What Is the Radius from Circumference Calculator?
This tool finds the radius of a circle when you already know its circumference. The circumference is the distance all the way around a circle, and the radius is the straight-line distance from the center to the edge. Because the two are directly proportional, knowing one instantly gives you the other.
How to Use It
Enter the circumference in any unit (cm, m, inches — the result comes back in the same unit). Click calculate and you'll get the radius, plus the diameter and area for convenience.
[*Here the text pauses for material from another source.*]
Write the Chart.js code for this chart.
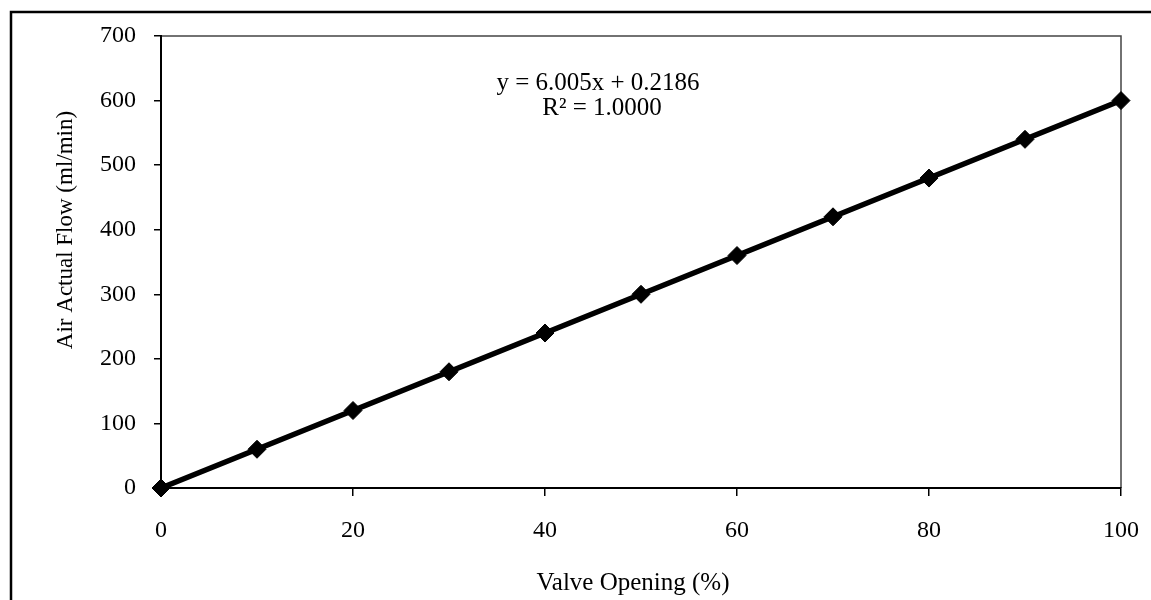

This is handy for engineering, geometry homework, woodworking, sewing circular patterns, or any task where you can measure around an object but not across it.
The Formula Explained
The circumference of a circle is \(C = 2\pi r\). Solving for the radius simply rearranges this equation: $$r = \frac{C}{2\pi}$$ where \(\pi \approx 3.14159\). The diameter is twice the radius (\(d = 2r\)) and the area is \(A = \pi r^2\).
Worked Example
Suppose a circular table has a circumference of 314.159 cm. Then $$r = \frac{314.159}{2 \times 3.14159} = \frac{314.159}{6.28318} \approx 50 \text{ cm}.$$ The diameter is 100 cm and the area is \(\pi \times 50^2 \approx 7{,}853.98 \text{ cm}^2\).
FAQ
What units should I use? Any unit you like — the radius is returned in the same unit as the circumference you entered.
What value of \(\pi\) is used? The calculator uses the full-precision value of \(\pi\) built into the math library for accurate results.
Can I get the diameter instead? Yes, the diameter (\(2r\)) is shown automatically alongside the radius and area.